Other parents also reported hearing the teammate make these statements.
On Aug. 19, the parents contacted the coach, identified in the filing as Mauricio “Moe” Invernizze, about the teammate’s behavior, and Invernizze reportedly said he would pass the concerns along to Eric Schuler, the club’s executive director and director of coaching.
On Aug. 28, the teen’s parents met with Invernizze, Schuler and Ambrose, where the parents wrote in the filing they were “berated” for stirring up trouble on the team.
The next day, the teen’s parents decided to attend a soccer practice to provide support.

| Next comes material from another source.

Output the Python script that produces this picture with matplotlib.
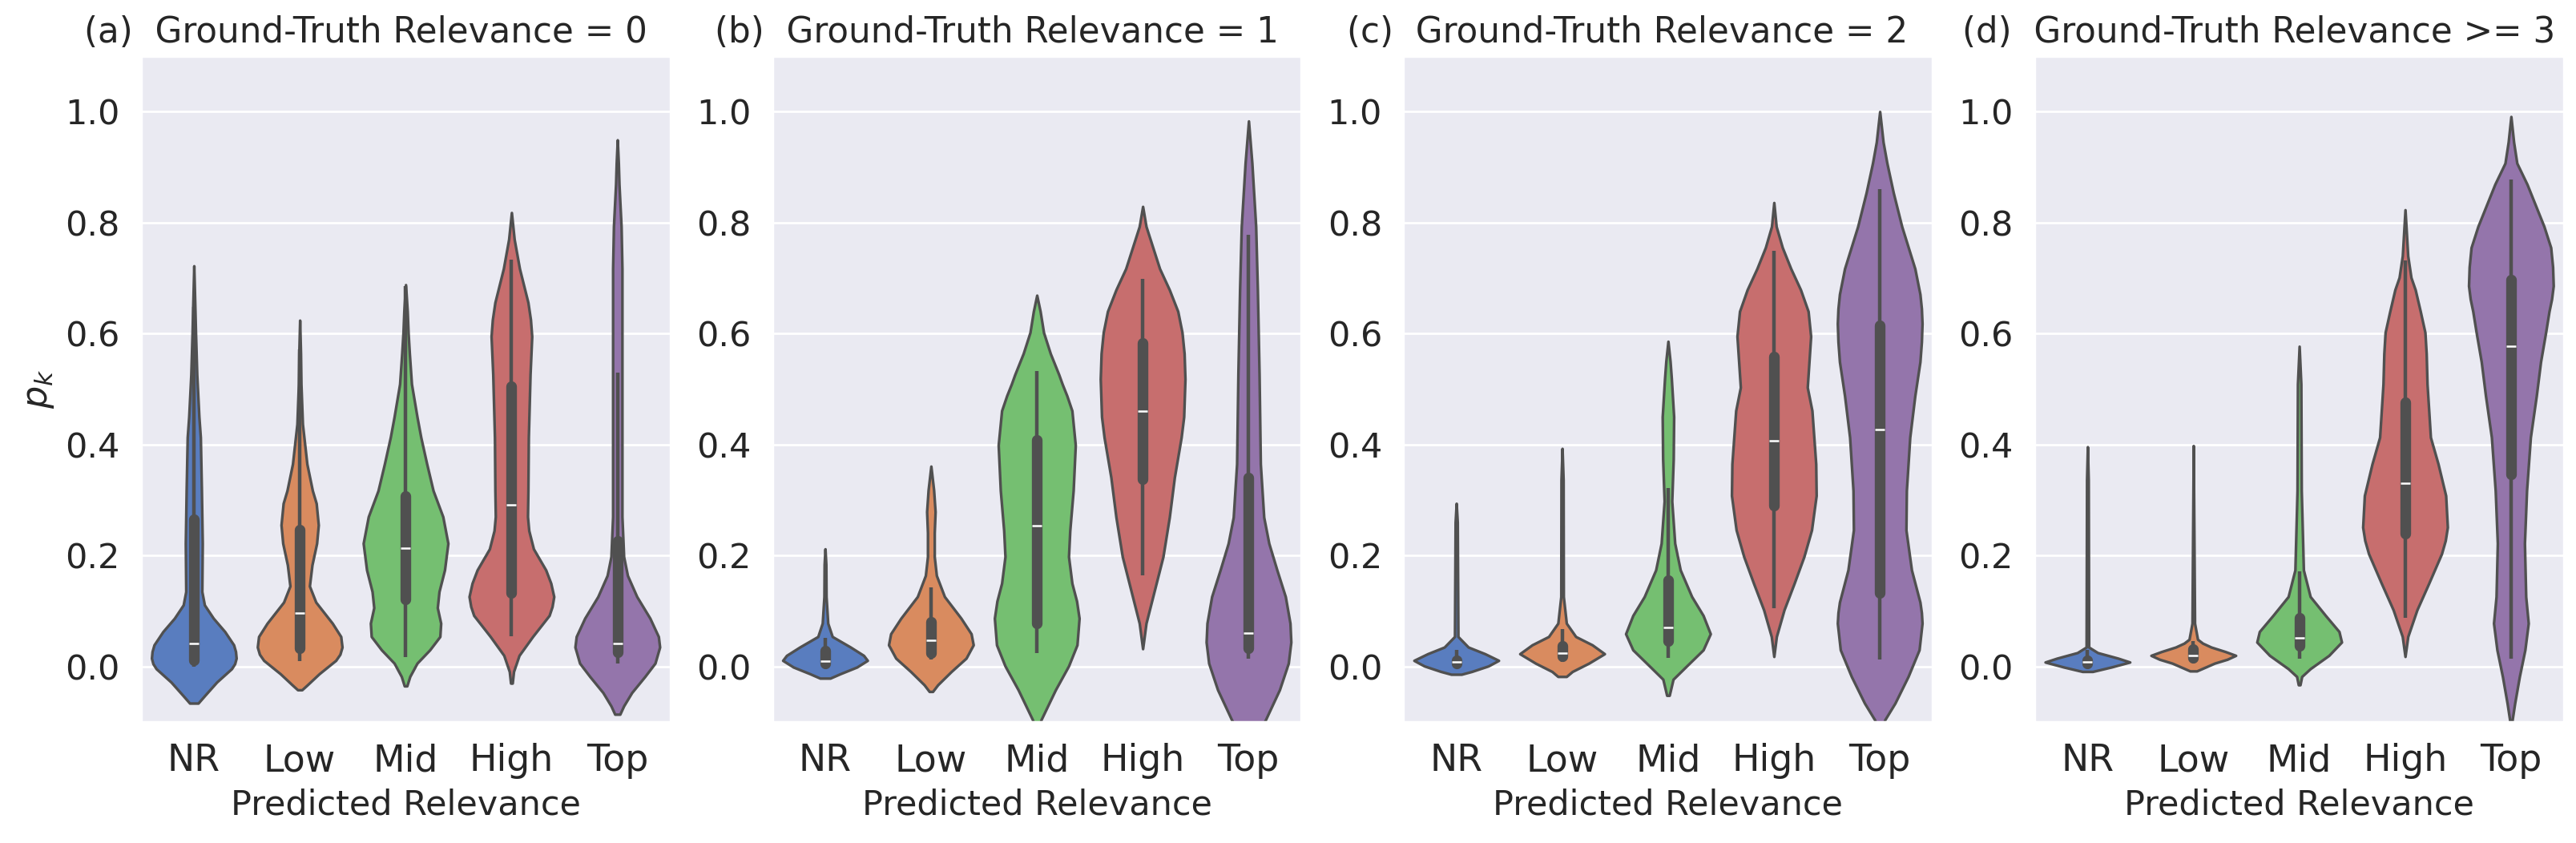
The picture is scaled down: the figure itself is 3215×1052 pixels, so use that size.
import colorsys
import numpy as np
import matplotlib
matplotlib.use("Agg")
import matplotlib.pyplot as plt
import matplotlib.colors as mcolors
import seaborn as sns

# ----- data -----
categories = ["NR", "Low", "Mid", "High", "Top"]
titles = ["(a)  Ground-Truth Relevance = 0", "(b)  Ground-Truth Relevance = 1",
          "(c)  Ground-Truth Relevance = 2", "(d)  Ground-Truth Relevance >= 3"]

# violin outlines: y levels (bottom -> top) and relative half-width at each level
prof_y_a = [
    [-0.066, -0.052, -0.028, -0.004, 0.005, 0.015, 0.027, 0.039, 0.063, 0.087, 0.111, 0.135, 0.222, 0.317, 0.413, 0.45, 0.526, 0.602, 0.648, 0.722],
    [-0.042, -0.033, -0.013, 0.011, 0.022, 0.035, 0.054, 0.078, 0.116, 0.145, 0.183, 0.222, 0.255, 0.294, 0.317, 0.365, 0.437, 0.509, 0.564, 0.624],
    [-0.035, -0.018, 0.006, 0.03, 0.054, 0.078, 0.106, 0.135, 0.174, 0.222, 0.27, 0.317, 0.365, 0.413, 0.45, 0.509, 0.564, 0.602, 0.64, 0.688],
    [-0.03, -0.009, 0.02, 0.054, 0.092, 0.108, 0.126, 0.15, 0.174, 0.212, 0.245, 0.27, 0.317, 0.413, 0.526, 0.595, 0.625, 0.656, 0.717, 0.77, 0.818],
    [-0.086, -0.071, -0.047, -0.018, 0.006, 0.035, 0.054, 0.087, 0.126, 0.164, 0.198, 0.27, 0.509, 0.717, 0.793, 0.869, 0.907, 0.949],
]
prof_w_a = [
    [0.10, 0.26, 0.54, 0.89, 0.965, 1.0, 0.985, 0.94, 0.73, 0.46, 0.25, 0.19, 0.20, 0.18, 0.155, 0.12, 0.07, 0.04, 0.025, 0.0],
    [0.05, 0.18, 0.46, 0.85, 0.95, 1.0, 0.97, 0.77, 0.38, 0.23, 0.29, 0.40, 0.44, 0.39, 0.30, 0.17, 0.065, 0.03, 0.02, 0.0],
    [0.03, 0.10, 0.27, 0.57, 0.81, 0.83, 0.75, 0.79, 0.92, 1.0, 0.88, 0.65, 0.5, 0.36, 0.27, 0.14, 0.09, 0.06, 0.04, 0.0],
    [0.02, 0.05, 0.18, 0.5, 0.89, 0.96, 1.0, 0.93, 0.81, 0.52, 0.41, 0.38, 0.39, 0.40, 0.44, 0.48, 0.45, 0.39, 0.19, 0.065, 0.0],
    [0.06, 0.15, 0.34, 0.65, 0.89, 1.0, 0.97, 0.77, 0.46, 0.24, 0.15, 0.11, 0.11, 0.11, 0.09, 0.04, 0.025, 0.0],
]
prof_y_b = [
    [-0.021, -0.013, -0.001, 0.011, 0.02, 0.035, 0.054, 0.078, 0.126, 0.184, 0.212],
    [-0.045, -0.033, -0.009, 0.015, 0.039, 0.059, 0.087, 0.126, 0.164, 0.198, 0.241, 0.279, 0.318, 0.361],
    [-0.12, -0.096, -0.042, 0.001, 0.039, 0.087, 0.118, 0.15, 0.198, 0.245, 0.317, 0.399, 0.461, 0.488, 0.509, 0.526, 0.564, 0.602, 0.64, 0.669],
    [0.032, 0.078, 0.126, 0.198, 0.269, 0.341, 0.413, 0.45, 0.518, 0.564, 0.602, 0.64, 0.679, 0.717, 0.755, 0.793, 0.829],
    [-0.13, -0.096, -0.042, 0.006, 0.044, 0.078, 0.126, 0.174, 0.222, 0.269, 0.365, 0.526, 0.679, 0.793, 0.907, 0.945, 0.983],
]
prof_w_b = [
    [0.12, 0.36, 0.75, 1.0, 0.91, 0.6, 0.17, 0.065, 0.025, 0.02, 0.0],
    [0.04, 0.16, 0.48, 0.83, 1.0, 0.95, 0.71, 0.32, 0.13, 0.08, 0.08, 0.1, 0.065, 0.0],
    [0.03, 0.1, 0.44, 0.75, 0.95, 1.0, 0.94, 0.83, 0.75, 0.78, 0.86, 0.91, 0.83, 0.71, 0.6, 0.52, 0.32, 0.16, 0.08, 0.0],
    [0.0, 0.08, 0.24, 0.48, 0.63, 0.75, 0.91, 0.97, 1.0, 0.98, 0.93, 0.83, 0.63, 0.4, 0.24, 0.08, 0.0],
    [0.15, 0.4, 0.73, 0.94, 1.0, 0.98, 0.87, 0.67, 0.48, 0.36, 0.28, 0.25, 0.21, 0.17, 0.08, 0.04, 0.0],
]
prof_y_c = [
    [-0.014, -0.009, 0.001, 0.011, 0.023, 0.035, 0.054, 0.26, 0.294],
    [-0.018, -0.009, 0.006, 0.023, 0.039, 0.054, 0.078, 0.126, 0.336, 0.393],
    [-0.052, -0.023, 0.001, 0.03, 0.059, 0.092, 0.126, 0.174, 0.222, 0.298, 0.374, 0.45, 0.519, 0.55, 0.586],
    [0.018, 0.054, 0.102, 0.15, 0.198, 0.246, 0.308, 0.365, 0.461, 0.503, 0.549, 0.595, 0.64, 0.679, 0.717, 0.755, 0.793, 0.836],
    [-0.12, -0.096, -0.066, -0.018, 0.03, 0.078, 0.097, 0.116, 0.174, 0.246, 0.317, 0.413, 0.488, 0.549, 0.585, 0.618, 0.645, 0.671, 0.717, 0.793, 0.854, 0.907, 0.945, 1.0],
]
prof_w_c = [
    [0.12, 0.36, 0.75, 0.99, 0.67, 0.28, 0.04, 0.025, 0.0],
    [0.1, 0.24, 0.63, 1.0, 0.71, 0.32, 0.1, 0.03, 0.025, 0.0],
    [0.03, 0.12, 0.44, 0.83, 1.0, 0.83, 0.56, 0.29, 0.16, 0.09, 0.125, 0.135, 0.08, 0.05, 0.0],
    [0.0, 0.06, 0.24, 0.48, 0.71, 0.89, 1.0, 0.99, 0.9, 0.79, 0.83, 0.87, 0.81, 0.63, 0.4, 0.2, 0.055, 0.0],
    [0.03, 0.12, 0.36, 0.67, 0.93, 1.0, 0.985, 0.95, 0.75, 0.62, 0.63, 0.71, 0.83, 0.95, 0.985, 1.0, 0.985, 0.95, 0.83, 0.52, 0.32, 0.17, 0.08, 0.0],
]
prof_y_d = [
    [-0.009, -0.001, 0.008, 0.015, 0.025, 0.035, 0.336, 0.396],
    [-0.008, 0.006, 0.013, 0.02, 0.027, 0.035, 0.042, 0.049, 0.078, 0.398],
    [-0.033, -0.018, -0.004, 0.02, 0.044, 0.063, 0.092, 0.126, 0.174, 0.317, 0.509, 0.577],
    [0.018, 0.054, 0.102, 0.15, 0.203, 0.227, 0.251, 0.308, 0.365, 0.413, 0.461, 0.509, 0.564, 0.602, 0.64, 0.679, 0.701, 0.74, 0.823],
    [-0.11, -0.096, -0.066, -0.018, 0.03, 0.078, 0.126, 0.222, 0.317, 0.413, 0.488, 0.549, 0.602, 0.64, 0.662, 0.686, 0.72, 0.755, 0.793, 0.831, 0.869, 0.907, 0.945, 0.991],
]
prof_w_d = [
    [0.12, 0.56, 1.0, 0.72, 0.24, 0.03, 0.02, 0.0],
    [0.08, 0.5, 0.8, 1.0, 0.75, 0.42, 0.22, 0.1, 0.03, 0.0],
    [0.02, 0.06, 0.26, 0.7, 1.0, 0.94, 0.62, 0.26, 0.1, 0.05, 0.04, 0.0],
    [0.0, 0.065, 0.28, 0.56, 0.86, 0.95, 1.0, 0.96, 0.78, 0.6, 0.56, 0.52, 0.5, 0.47, 0.36, 0.24, 0.14, 0.064, 0.0],
    [0.02, 0.03, 0.09, 0.2, 0.33, 0.41, 0.35, 0.32, 0.37, 0.46, 0.6, 0.7, 0.82, 0.9, 0.96, 1.0, 0.985, 0.94, 0.78, 0.58, 0.38, 0.14, 0.064, 0.0],
]

# inner box: (q1, median, q3) and whiskers (low, high)
box_a = [(0.005, 0.042, 0.271), (0.027, 0.097, 0.252), (0.115, 0.214, 0.313), (0.126, 0.292, 0.511), (0.02, 0.042, 0.233)]
whis_a = [(0.0, 0.648), (0.01, 0.572), (0.0175, 0.686), (0.054, 0.733), (0.005, 0.53)]
box_b = [(0.0, 0.01, 0.035), (0.018, 0.047, 0.087), (0.071, 0.254, 0.414), (0.332, 0.461, 0.589), (0.027, 0.06, 0.347)]
whis_b = [(0.0, 0.051), (0.013, 0.142), (0.024, 0.532), (0.165, 0.699), (0.0145, 0.778)]
box_c = [(0.0, 0.008, 0.0175), (0.012, 0.024, 0.043), (0.04, 0.071, 0.162), (0.284, 0.407, 0.564), (0.126, 0.427, 0.621)]
whis_c = [(0.0, 0.03), (0.008, 0.068), (0.016, 0.321), (0.105, 0.749), (0.012, 0.86)]
box_d = [(0.0, 0.008, 0.0175), (0.01, 0.02, 0.037), (0.031, 0.051, 0.094), (0.233, 0.33, 0.482), (0.34, 0.577, 0.703)]
whis_d = [(0.0, 0.03), (0.008, 0.046), (0.0145, 0.172), (0.088, 0.732), (0.0145, 0.878)]

panels = [
    (prof_y_a, prof_w_a, box_a, whis_a),
    (prof_y_b, prof_w_b, box_b, whis_b),
    (prof_y_c, prof_w_c, box_c, whis_c),
    (prof_y_d, prof_w_d, box_d, whis_d),
]

# ----- style -----
sns.set_theme(style="darkgrid")
plt.rcParams["font.family"] = ["DejaVu Sans"]


def desaturate(color, prop):
    h, l, s = colorsys.rgb_to_hls(*mcolors.to_rgb(color))
    return colorsys.hls_to_rgb(h, l, s * prop)


colors = [desaturate(c, 0.75) for c in sns.color_palette("muted", 5)]
line_c = "#505050"

fig, axes = plt.subplots(1, 4, figsize=(16.08, 5.26), dpi=200)
fig.subplots_adjust(left=0.0547, right=0.995, bottom=0.1435, top=0.9335, wspace=0.1924)

for ax, title, (ys, ws, boxes, whis) in zip(axes, titles, panels):
    stats = []
    for y, w, (q1, med, q3), (lo, hi) in zip(ys, ws, boxes, whis):
        stats.append(dict(coords=np.array(y), vals=np.array(w), mean=med,
                          median=med, min=lo, max=hi))
    parts = ax.violin(stats, positions=range(len(categories)), widths=0.8,
                      showextrema=False)
    for body, c in zip(parts["bodies"], colors):
        body.set_facecolor(c)
        body.set_edgecolor(line_c)
        body.set_linewidth(1.2)
        body.set_joinstyle("round")
        body.set_alpha(1)

    for i, ((q1, med, q3), (lo, hi)) in enumerate(zip(boxes, whis)):
        ax.plot([i, i], [lo, hi], color=line_c, lw=1.6, solid_capstyle="butt", zorder=3)
        ax.plot([i, i], [q1 + 0.006, q3 - 0.006], color=line_c, lw=4.8,
                solid_capstyle="round", zorder=3)
        ax.plot(i, med, marker="_", ms=4.4, mew=0.9, color="white", zorder=4)

    ax.set_xlim(-0.5, 4.5)
    ax.set_ylim(-0.1, 1.1)
    ax.set_xticks(range(len(categories)))
    ax.set_xticklabels(categories)
    ax.set_yticks([0.0, 0.2, 0.4, 0.6, 0.8, 1.0])
    ax.set_yticklabels(["0.0", "0.2", "0.4", "0.6", "0.8", "1.0"])
    ax.tick_params(axis="x", labelsize=16.5)
    ax.tick_params(axis="y", labelsize=15.5)
    ax.xaxis.grid(False)
    ax.set_xlabel("Predicted Relevance", fontsize=15.5)
    ax.set_title(title, fontsize=15.7, x=0.424)

axes[0].set_ylabel("$p_k$", fontsize=16)

fig.savefig("out.png", dpi=200)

About 40 minutes after the practice began, the parents were told by another coach they could not watch practice, but they did not leave.
The parents said coaches then pulled aside their son and the teammate who reportedly made the anti-Semitic statements and told them they needed to get along, but did not mention the anti-Semitic comments.
According to the complaint, another parent reportedly witnessed the teammate later tearfully admit to coaches and his parents that he had made the statements, and apologize.
In an email to the parents on Aug. 31, Schuler wrote that “mistakes have been made,” and that the teammate in question would not be suspended or removed from the team but had been “counseled on his behavior and his word choices.”
The teen named as the victim in the filing did not go to a Sept. 2 game because he did “not feel safe and supported.” On Sept. 6, his family received a letter from the Colorado Soccer Association saying it had reviewed the case and their “complaints to the club indicate you are alleging conduct that may not rise to the level of bullying behavior, but rather arise from conflict or struggle between your son and another player on the team.”
On Sept. 9, the plaintiff was removed from the team, and his parents were removed from all team communications, according to the filing.
Following the teen being removed from the team, Ambrose told the rest of the players’ parents the allegations were false and the family was asked to leave because they were dishonest and causing trouble for the team.
In an email, Kniffin wrote that the plaintiffs filed the complaint “to stand up for their son, to help make sure that all children — especially minorities — are able to play sports in a safe environment, and to help make sure that parents are free to speak up when their children are subjected to hateful or racist remarks.”